The Bog is where thoughts, opinions, discussion pieces, and action converge. Influential thinkers from the water community are invited to share their insights on current or controversial water topics. Please note that the views expressed herein are those of the authors, and do not necessarily reflect the position of the Alberta WaterPortal.
Guest Columnist: Tom Huffaker
Opinion by Tom Huffaker, U.S. Consul General
As a Californian, I have always known that fresh water is a natural resource that can quickly pass from apparent plenty to scarcity in Western North America. As a Northern Californian, I was weaned on the resentment between the relatively water-rich north and the arid south, to which much Northern water is shipped.
During the droughts of the late 1970s, I lived through water rationing and brown lawns in metered Northern California and experienced frustration as parts of un-metered Southern California kept its lawns green with “our” water. While the “heroic” California civil engineering projects of an earlier era that transferred artificial rivers from North to South yielded real benefits for homeowners, farmers and consumers, they came with very real environmental costs. As a law student in California, I also learned that the way we allocated river water in the American West (prior use doctrine), differed from the eastern approach and is fraught with challenges as populations rose and our economy evolved from farming to a diverse agricultural-industrial-services-technology base.
With this experience with Western water scarcity I arrived in Calgary in mid-2007 to serve as U.S. Consul General in a region engaged in its own water debates.

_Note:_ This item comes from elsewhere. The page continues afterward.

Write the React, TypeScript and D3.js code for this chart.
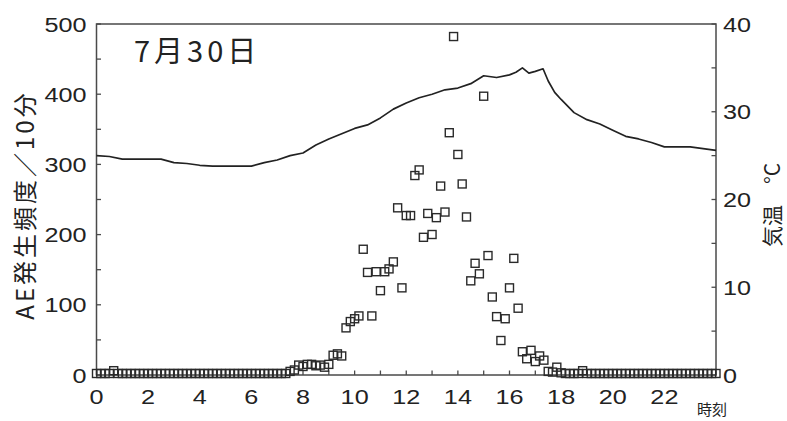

Let me put it plainly, contrary to persistent rumors, the United States Government does NOT seek and has never sought trans-boundary bulk water transfers from Canada. Nor have I ever seen an economically viable concept for large scale water transfers. We recognize that we have water scarcity and inefficient use problems of our own and that we must solve with our own water resources. We also fully recognize that each country must find its own means of managing those resources.